La justice grecque a acquitté jeudi soir le journaliste accusé de violation des données personnelles après la publication d'une liste d'individus présumés détenteurs de comptes en Suisse (lire Le journaliste grec qui a publié la "liste Lagarde" devant ses juges).
L'acquittement de l'homme de 46 ans, journaliste de télévision et d'investigation pour le magazine "Hot Doc", a été prononcé au terme d'une audience marathon de 12 heures, qui s'est muée en procès de l'évasion fiscale et en défense de la liberté d'expression.
L'homme avait été inculpé dimanche pour avoir publié samedi une liste comprenant plus de 2000 noms d'individus, tirée de données provenant de la banque HSBC en Suisse, selon lui.
"C'était mon devoir de publier cette liste"
Le procureur avait requis quelques heures plus tôt la condamnation de l'accusé. "Vous avez ridiculisé publiquement une série de personnes, vous avez livré ces gens à une société assoiffée de sang", avait-il notamment déclaré, ajoutant que "la solution aux problèmes que traverse le pays n'[était] pas le cannibalisme".
"C'était mon devoir de publier cette liste", s'était défendu le journaliste mis en cause. "Même si mon père avait figuré sur cette liste, je l'aurais publiée", avait-t-il ajouté, accusant l'ex-ministre des Finances et actuel président du Parti socialiste Pasok, Evangélos Vénizélos, d'avoir dissimulé cette liste et de s'en être servi pour sa campagne électorale.
"Au lieu de lutter contre les fraudeurs fiscaux, on coupe les salaires des juges et des retraités", avait lancé le journaliste.
afp/ptur
Les coupes dans les retraites jugées "anticonstitutionnelles"
Tandis que le journaliste inculpé dénonçait au tribunal les mesures d'austérité, la cour des comptes grecque a jugé jeudi "anticonstitutionnelles" les nouvelles coupes dans les retraites des fonctionnaires et la suppression de certaines de leurs primes prévues par le projet de budget pour 2013, a indiqué l'agence de presse Ana (semi-officielle).
Le ministère des Finances a tenté de minimiser la décision de la cour des comptes, indiquant simplement dans un communiqué que cette cour, compétente pour un avis consultatif aux projets de lois, réitère "la nécessité de partager d'une façon proportionnelle les charges publiques dans une période de crise".
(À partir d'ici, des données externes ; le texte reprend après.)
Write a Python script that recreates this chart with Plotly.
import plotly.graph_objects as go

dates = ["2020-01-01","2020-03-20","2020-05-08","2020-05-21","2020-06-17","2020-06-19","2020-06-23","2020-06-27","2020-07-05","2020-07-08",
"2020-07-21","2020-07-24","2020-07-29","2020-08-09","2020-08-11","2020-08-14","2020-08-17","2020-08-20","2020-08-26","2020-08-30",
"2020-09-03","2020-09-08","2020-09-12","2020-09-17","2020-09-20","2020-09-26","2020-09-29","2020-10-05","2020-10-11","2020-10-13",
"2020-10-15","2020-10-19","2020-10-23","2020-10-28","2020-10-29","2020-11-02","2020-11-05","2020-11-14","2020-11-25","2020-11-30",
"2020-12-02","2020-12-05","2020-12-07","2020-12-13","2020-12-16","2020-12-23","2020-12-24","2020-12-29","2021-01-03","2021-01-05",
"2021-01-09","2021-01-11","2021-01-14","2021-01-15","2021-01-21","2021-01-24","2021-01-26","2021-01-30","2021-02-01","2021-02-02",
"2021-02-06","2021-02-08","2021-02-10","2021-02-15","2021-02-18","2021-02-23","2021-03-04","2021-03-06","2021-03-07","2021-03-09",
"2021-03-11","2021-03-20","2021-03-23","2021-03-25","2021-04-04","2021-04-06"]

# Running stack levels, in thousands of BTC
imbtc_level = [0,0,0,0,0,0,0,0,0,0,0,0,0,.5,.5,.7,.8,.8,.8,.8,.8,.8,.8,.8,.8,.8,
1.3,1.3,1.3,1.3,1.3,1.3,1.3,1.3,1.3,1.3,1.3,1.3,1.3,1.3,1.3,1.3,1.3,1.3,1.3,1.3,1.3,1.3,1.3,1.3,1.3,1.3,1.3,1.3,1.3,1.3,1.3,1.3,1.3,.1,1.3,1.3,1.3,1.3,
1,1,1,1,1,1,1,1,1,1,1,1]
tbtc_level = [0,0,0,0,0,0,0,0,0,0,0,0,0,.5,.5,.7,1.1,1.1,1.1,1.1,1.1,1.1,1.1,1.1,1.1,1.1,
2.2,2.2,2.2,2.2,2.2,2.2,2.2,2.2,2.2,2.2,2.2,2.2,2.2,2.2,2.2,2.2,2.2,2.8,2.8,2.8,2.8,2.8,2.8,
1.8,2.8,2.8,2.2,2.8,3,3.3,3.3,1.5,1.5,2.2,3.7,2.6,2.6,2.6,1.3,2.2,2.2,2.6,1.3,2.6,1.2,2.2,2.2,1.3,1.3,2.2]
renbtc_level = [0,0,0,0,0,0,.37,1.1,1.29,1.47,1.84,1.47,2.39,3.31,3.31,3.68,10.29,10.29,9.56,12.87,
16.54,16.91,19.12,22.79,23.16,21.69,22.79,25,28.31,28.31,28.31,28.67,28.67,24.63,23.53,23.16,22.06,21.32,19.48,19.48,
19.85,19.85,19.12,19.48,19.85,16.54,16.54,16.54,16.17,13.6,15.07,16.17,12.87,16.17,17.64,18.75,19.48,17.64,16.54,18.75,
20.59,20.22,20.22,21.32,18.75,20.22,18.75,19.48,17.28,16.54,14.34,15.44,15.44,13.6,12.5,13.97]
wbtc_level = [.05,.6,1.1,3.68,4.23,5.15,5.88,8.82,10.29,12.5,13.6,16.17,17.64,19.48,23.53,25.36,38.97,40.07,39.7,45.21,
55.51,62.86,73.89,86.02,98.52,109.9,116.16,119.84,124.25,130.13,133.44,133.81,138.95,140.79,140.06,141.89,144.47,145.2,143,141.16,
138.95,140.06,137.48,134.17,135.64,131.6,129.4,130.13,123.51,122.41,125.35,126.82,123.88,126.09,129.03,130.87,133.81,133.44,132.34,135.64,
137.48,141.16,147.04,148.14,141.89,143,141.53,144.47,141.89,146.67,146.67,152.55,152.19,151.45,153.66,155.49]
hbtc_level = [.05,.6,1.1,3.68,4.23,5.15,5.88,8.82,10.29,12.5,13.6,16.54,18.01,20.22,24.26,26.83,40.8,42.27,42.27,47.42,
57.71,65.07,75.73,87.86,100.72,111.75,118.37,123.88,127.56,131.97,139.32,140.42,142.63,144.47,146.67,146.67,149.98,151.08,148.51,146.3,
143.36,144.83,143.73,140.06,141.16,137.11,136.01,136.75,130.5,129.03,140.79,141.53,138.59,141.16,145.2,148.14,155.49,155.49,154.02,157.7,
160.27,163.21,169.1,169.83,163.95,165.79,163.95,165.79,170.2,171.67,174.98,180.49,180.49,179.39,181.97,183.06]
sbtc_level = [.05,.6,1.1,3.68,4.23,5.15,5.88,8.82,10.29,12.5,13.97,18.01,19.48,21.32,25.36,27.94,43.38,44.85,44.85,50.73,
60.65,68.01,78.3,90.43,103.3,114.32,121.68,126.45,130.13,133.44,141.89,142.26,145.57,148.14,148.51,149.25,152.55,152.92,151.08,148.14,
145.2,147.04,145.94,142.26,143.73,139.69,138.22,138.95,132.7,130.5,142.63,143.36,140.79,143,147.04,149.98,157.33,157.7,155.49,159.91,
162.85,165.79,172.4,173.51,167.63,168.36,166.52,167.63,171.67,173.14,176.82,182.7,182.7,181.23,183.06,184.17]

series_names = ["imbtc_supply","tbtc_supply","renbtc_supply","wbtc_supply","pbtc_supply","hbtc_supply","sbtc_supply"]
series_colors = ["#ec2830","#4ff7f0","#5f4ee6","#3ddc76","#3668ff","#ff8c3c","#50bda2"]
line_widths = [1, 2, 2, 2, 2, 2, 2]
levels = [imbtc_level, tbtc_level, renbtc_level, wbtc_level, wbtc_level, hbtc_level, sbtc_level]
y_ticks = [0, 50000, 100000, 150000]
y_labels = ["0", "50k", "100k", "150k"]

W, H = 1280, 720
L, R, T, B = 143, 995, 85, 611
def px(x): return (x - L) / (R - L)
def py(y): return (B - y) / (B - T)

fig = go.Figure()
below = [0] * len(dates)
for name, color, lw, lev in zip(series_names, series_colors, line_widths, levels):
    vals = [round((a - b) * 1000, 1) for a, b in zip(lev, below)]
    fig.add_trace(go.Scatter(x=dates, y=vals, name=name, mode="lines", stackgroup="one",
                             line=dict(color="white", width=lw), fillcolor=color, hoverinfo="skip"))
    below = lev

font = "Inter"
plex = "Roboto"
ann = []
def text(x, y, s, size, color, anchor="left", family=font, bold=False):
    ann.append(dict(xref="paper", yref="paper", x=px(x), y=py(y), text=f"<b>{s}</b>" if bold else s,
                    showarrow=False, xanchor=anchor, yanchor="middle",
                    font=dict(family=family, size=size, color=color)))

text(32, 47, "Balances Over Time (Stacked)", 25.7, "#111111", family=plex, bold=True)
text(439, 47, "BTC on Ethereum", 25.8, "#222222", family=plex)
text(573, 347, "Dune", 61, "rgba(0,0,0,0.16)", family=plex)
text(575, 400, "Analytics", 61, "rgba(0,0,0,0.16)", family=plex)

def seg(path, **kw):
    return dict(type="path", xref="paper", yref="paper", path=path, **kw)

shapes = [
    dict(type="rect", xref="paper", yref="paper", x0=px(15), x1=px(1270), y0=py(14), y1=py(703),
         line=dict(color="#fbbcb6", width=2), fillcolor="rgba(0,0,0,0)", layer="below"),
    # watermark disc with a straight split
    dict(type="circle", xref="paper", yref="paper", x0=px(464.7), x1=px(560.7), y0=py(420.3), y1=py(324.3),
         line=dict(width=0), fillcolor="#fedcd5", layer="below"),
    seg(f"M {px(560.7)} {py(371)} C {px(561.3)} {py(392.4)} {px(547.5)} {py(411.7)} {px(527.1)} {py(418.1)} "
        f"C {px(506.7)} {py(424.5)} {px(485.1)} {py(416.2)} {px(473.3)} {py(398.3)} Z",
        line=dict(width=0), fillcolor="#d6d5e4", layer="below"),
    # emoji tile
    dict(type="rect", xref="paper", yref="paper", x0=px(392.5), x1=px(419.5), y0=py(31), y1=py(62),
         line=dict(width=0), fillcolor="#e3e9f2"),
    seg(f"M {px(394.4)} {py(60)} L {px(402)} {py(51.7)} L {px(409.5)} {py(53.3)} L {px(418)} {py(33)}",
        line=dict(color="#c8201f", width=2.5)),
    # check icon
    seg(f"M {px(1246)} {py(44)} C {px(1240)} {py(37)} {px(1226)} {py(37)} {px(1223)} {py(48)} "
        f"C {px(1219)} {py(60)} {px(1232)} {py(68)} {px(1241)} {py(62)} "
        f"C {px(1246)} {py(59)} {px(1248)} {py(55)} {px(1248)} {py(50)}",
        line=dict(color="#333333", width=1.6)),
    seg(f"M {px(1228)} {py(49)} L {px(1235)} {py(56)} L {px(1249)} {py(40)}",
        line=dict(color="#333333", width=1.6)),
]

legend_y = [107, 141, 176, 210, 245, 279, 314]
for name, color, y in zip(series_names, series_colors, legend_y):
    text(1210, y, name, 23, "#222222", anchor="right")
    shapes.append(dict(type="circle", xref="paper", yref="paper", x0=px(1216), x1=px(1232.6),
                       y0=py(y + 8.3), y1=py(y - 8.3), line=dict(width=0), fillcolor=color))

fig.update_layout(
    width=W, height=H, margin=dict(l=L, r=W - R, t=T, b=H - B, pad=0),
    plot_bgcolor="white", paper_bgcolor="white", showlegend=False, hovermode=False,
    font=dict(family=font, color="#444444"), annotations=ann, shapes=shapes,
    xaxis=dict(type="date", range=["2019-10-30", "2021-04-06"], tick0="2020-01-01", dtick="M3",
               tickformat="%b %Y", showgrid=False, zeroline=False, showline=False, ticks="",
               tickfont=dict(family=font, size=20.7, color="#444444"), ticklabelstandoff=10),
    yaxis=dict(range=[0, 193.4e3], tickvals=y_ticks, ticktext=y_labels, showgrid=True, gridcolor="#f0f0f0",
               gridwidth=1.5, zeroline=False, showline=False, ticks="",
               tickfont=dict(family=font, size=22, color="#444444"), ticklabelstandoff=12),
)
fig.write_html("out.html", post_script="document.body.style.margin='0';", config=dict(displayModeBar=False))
Malgré la grogne sociale et la réaction de certains députés de la coalition gouvernementale, le ministre grec des Finances Yannis Stournaras s'est montré confiant et a dit croire que "ces mesures seront adoptées".
Nombreux soutiens
Le journaliste grec était soutenu par nombre d'ONG internationales des droits de l'homme telles que Reporters sans Frontières (RSF), Amnesty International ou le Comité de Protection des Journalistes (CPJ).
Le président de la Fédération internationale des journalistes, Jim Boumelha, qui a témoigné jeudi matin en sa faveur, a qualifié le procès de "farce absurde".
Le président du syndicat des journalistes d'Athènes, Dimitris Trimis, a également témoigné devant la cour : "J'aurais fait la même chose, si j'étais à [sa] place", a-t-il dit, ajoutant qu'"un compte bancaire n'est pas une donnée personnelle (...) dans une époque de transparence".
La députée du parti de la gauche radicale Syriza et fille d'un des avocats de la défense, Zoé Constantopoulou, a pour sa part estimé que ces poursuites étaient "un camouflet à la démocratie".